Sonnet Sunday 16: The Rabbit

In the 1930s and 1940s, the famous group known as the Inklings, founded by C.S. Lewis and J.R.R. Tolkien, met in the Rabbit Room, the private back lounge of the pub the Eagle and Child in Oxford. For somewhere around 20 years they had an ever-shifting artist’s community, where literary classics like The Lord of the Rings were shaped. Even though the Inklings eventually dissolved, there legacy lives on in communities like the Rabbit Room and their annual conference-meets-creative-retreat, Hutchmoot.

I’ve written before about what Hutchmoot has meant in my own life. I call it a creative retreat, but I think the emphasis is on “retreat”; for a few days, we withdraw from the front lines and find a place of peace and safety, a place where we can forget about the sins of the world and bask in the goodness of the beauty of God.

(It also means a ton of friendships that have enriched my life in so many ways; today’s art, for example, is by my good friend Jonny Jimison, author of The Dragon Lord Saga. Check out his work!)

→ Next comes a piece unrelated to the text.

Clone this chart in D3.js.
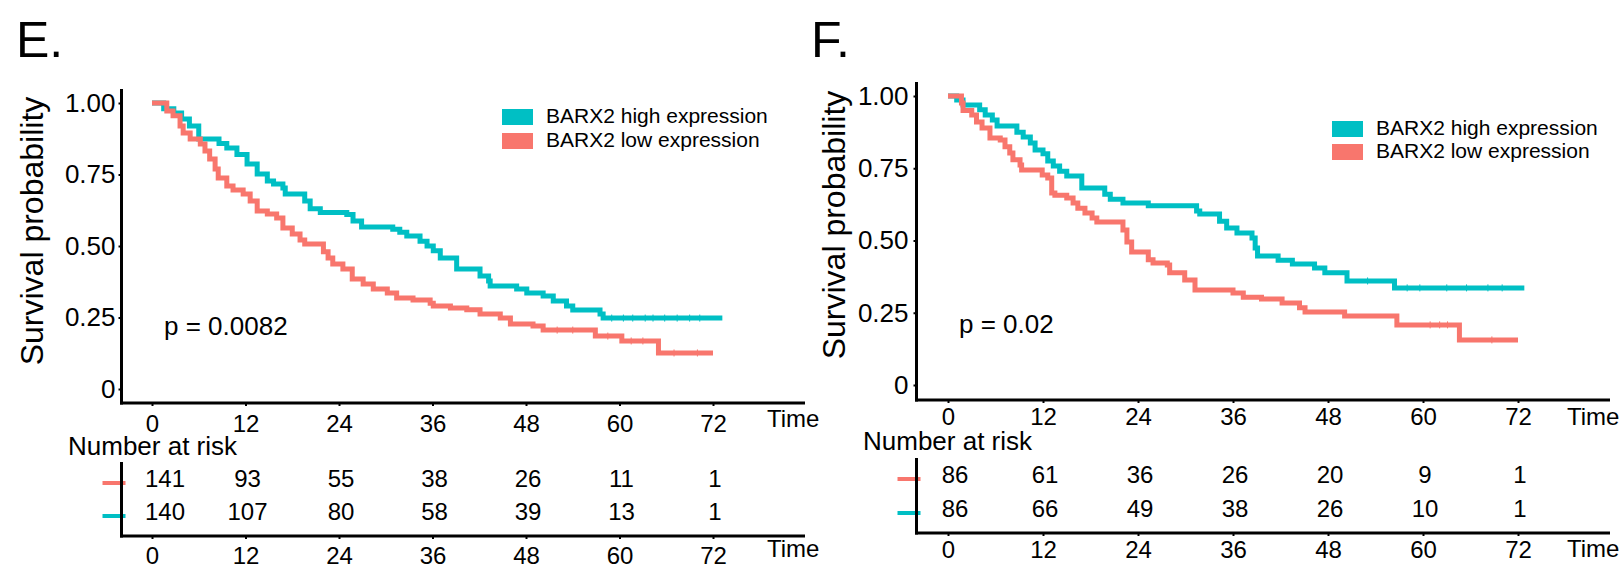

I actually wrote this sonnet shortly before my first Hutchmoot, before I had even experienced its transformative power. Despite one slight pun and a slightly obscure play on the fact that “kune,” the Greek word for “dog,” is also the root word for “cynic,” I think I actually like this one better now than when I first wrote it. It’s truer now than it ever was before.

The Rabbit

October 4, 2014

The rabbit is the enemy of dogs,
The kune, cursing, howling in the night;
The rabbit lifts its leg up to take flight.
It bounds and dives through hollow, mossy logs,
Down through its secret, wooded, tangled trail,
Until it, quivering, finds sacred rest
And in its starlit shelter, makes its nest;
Finds nourishment within the clover pale.
Though stalking cat yet seeks its life’s release
And worldly owl may pluck it from above
The rabbit rests and trust and dreams in love;
It toileth not, yet in this world finds peace.
Though cynics wait with talons sharp and bare,
We rest, for God has numbered every hare.